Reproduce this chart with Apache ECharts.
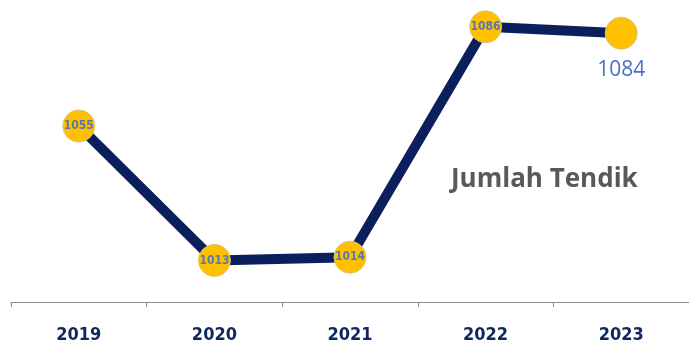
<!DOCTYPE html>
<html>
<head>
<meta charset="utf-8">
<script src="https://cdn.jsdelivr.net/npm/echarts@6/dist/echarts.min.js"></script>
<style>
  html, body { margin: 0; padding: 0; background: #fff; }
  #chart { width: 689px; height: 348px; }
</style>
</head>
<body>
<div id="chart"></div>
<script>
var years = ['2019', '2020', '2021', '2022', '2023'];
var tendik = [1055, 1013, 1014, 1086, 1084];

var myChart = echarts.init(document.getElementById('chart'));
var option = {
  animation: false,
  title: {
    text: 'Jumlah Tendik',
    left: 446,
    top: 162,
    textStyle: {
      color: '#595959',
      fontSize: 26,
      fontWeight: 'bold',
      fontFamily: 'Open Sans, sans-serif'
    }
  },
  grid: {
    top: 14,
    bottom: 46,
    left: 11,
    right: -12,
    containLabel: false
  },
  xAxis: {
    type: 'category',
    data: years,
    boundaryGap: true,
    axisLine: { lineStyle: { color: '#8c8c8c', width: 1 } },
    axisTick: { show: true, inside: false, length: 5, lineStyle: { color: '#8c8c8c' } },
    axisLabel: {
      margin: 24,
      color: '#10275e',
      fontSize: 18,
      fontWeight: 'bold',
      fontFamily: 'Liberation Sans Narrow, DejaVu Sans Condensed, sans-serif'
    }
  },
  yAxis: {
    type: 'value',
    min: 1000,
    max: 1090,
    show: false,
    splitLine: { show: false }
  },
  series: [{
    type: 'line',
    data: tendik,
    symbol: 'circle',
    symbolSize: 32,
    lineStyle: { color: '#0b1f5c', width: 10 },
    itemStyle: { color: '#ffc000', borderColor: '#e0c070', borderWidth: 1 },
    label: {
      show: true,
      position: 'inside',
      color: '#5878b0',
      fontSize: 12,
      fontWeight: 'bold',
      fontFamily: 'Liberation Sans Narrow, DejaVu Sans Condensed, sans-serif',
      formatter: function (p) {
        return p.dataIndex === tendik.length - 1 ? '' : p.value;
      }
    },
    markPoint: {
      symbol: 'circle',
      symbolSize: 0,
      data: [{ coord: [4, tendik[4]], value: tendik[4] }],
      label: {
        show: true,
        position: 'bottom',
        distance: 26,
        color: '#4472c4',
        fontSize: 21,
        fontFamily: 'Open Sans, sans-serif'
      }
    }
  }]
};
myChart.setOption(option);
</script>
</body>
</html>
────────────────────────────────────────
**THE REQUEST:** Reproduce the material above from its first line through the line containing "var tendik = [1055, 1013, 1014, 1086, 1084];", both ends included, and skip every picture.

**THE RESULT:**
Reproduce this chart with Apache ECharts.
<!DOCTYPE html>
<html>
<head>
<meta charset="utf-8">
<script src="https://cdn.jsdelivr.net/npm/echarts@6/dist/echarts.min.js"></script>
<style>
  html, body { margin: 0; padding: 0; background: #fff; }
  #chart { width: 689px; height: 348px; }
</style>
</head>
<body>
<div id="chart"></div>
<script>
var years = ['2019', '2020', '2021', '2022', '2023'];
var tendik = [1055, 1013, 1014, 1086, 1084];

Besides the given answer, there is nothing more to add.